Australian National Breastfeeding Strategy 2010-2015

2.1 Australian breastfeeding rates

Page last updated: 15 July 2010

The Longitudinal Study of Australian Children, funded by the Australian Government, provides the most recent and extensive national data on breastfeeding in Australia. Amongst the infant cohort in 2004, from a 92 per cent breastfeeding initiation rate, there was a sharp decline in both full and any breastfeeding with each month post birth. By one month old, 71 per cent of infants were fully breastfed. Only 56 per cent of infants were fully breastfed at three months, 46 per cent at four months and 14 per cent at six months (AIFS 2008). The rates of any breastfeeding (including both full breastfeeding and complementary feeding) were 83 per cent at one month, 73 per cent at three months, 63 per cent at four months, 56 per cent at six months, 30 per cent at 12 months and five per cent at 24 months (AIFS 2008, Baxter 2008, Baxter personal communication 2009). Figure 2.1 presents these data, reproduced from AIFS 2008.

Figure 2.1
Graph showing percentage levels of mothers breastfeeding and using complementary breastmilk in the first 12 months in Australia

Source: Growing up in Australia, Wave 1 and 2 (AIFS 2008)

Reliable national level time trend data and even comparisons between jurisdictions for Australian breastfeeding rates are not available due to the inconsistent use of definitions and methodological differences between surveys (AIHW 2009). Breastfeeding experts consider that breastfeeding rates have remained fairly static over the last ten years. Of concern are recent findings that breastfeeding rates can vary substantially between local government areas. For example full breastfeeding at three months ranged between less than 35 per cent to greater than 70 per cent between different local government areas in Victoria (ABS and DEECD 2009). Regional variations in breastfeeding rates have also been noted in New South Wales (Garden 2007) and it is likely that similar variations would be found in other jurisdictions.

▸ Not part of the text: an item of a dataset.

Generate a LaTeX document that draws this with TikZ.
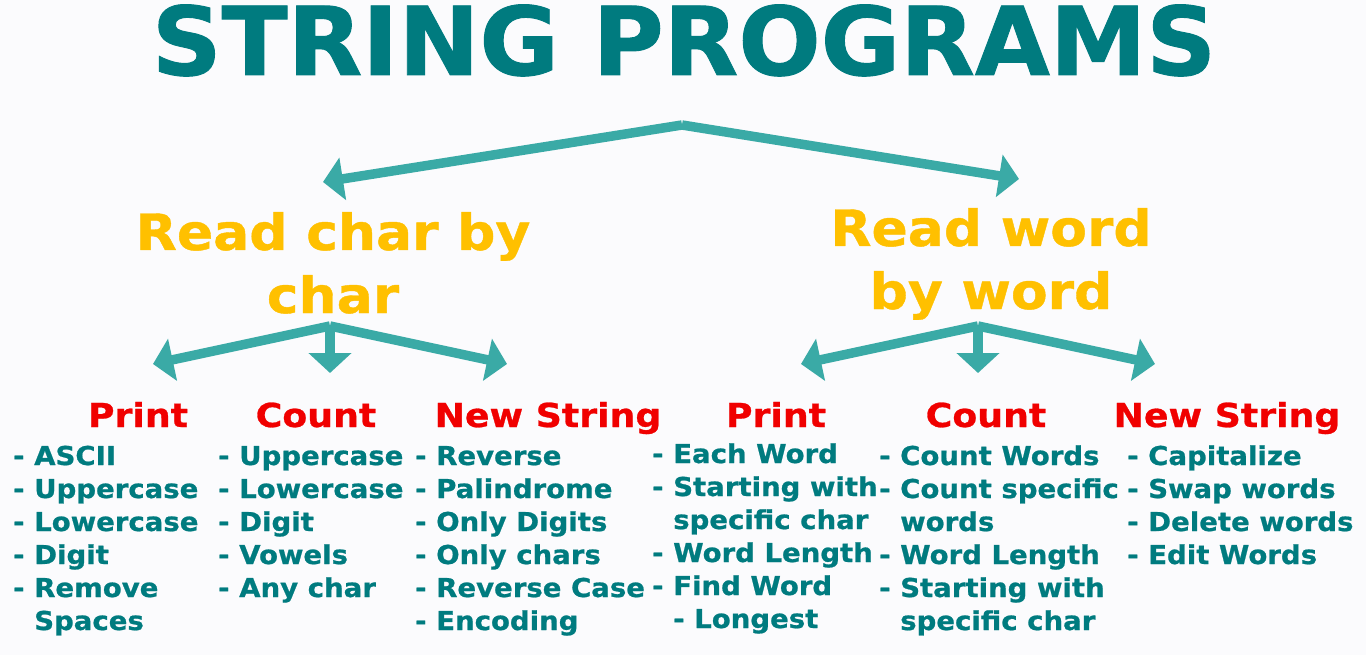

Victoria has more comprehensive records on breastfeeding rates over time. Figure 2.2 shows that full breastfeeding at three months declined from 48 per cent in 1950 to 21 per cent in 1970. Breastfeeding rates began to recover during the 1970s and full breastfeeding at three months reached 54 per cent in 1987-88 (AIHW & Lester 1994). These data from Victoria are likely to be indicative of long term time trends for breastfeeding rates for Australia at the national level.

Figure 2.2
Graph showing percentage of mothers fully breastfeeding at 3 and 6 months in Victoria from 1950-1992

Source: AIHW & Lester, 1994

Several studies in Australia have sought to identify why some women do not breastfeed, or do not breastfeed for longer. The 2001 National Health Survey found that the most common self-reported reasons for discontinuing breastfeeding of children aged from birth to three years were: inadequate milk supply (30 percent), felt it was time to stop (23 per cent), problems with breastfeeding such as cracked nipples (10 per cent) and resumed work (eight per cent) (ABS 2003). A literature review by the Victorian Department of Human Services (2005) found that barriers to breastfeeding included returning to the workforce, difficulties experienced with breastfeeding in public, maternal or infant medical problems and giving infant formula or introducing solids earlier than is optimal. Other reports have cited reasons such as inconsistency of advice, beliefs about infant formula, and the level of community support (e.g., HoR 2007). Reasons can include individual commitment to breastfeeding, the partner’s opinion and support, cultural roles and expectations, and responsibilities (NHMRC 2003). For women on a low-income, evidence suggests that male support is crucial in their decision to breastfeed (Schmidt and Sigman Grant 2000).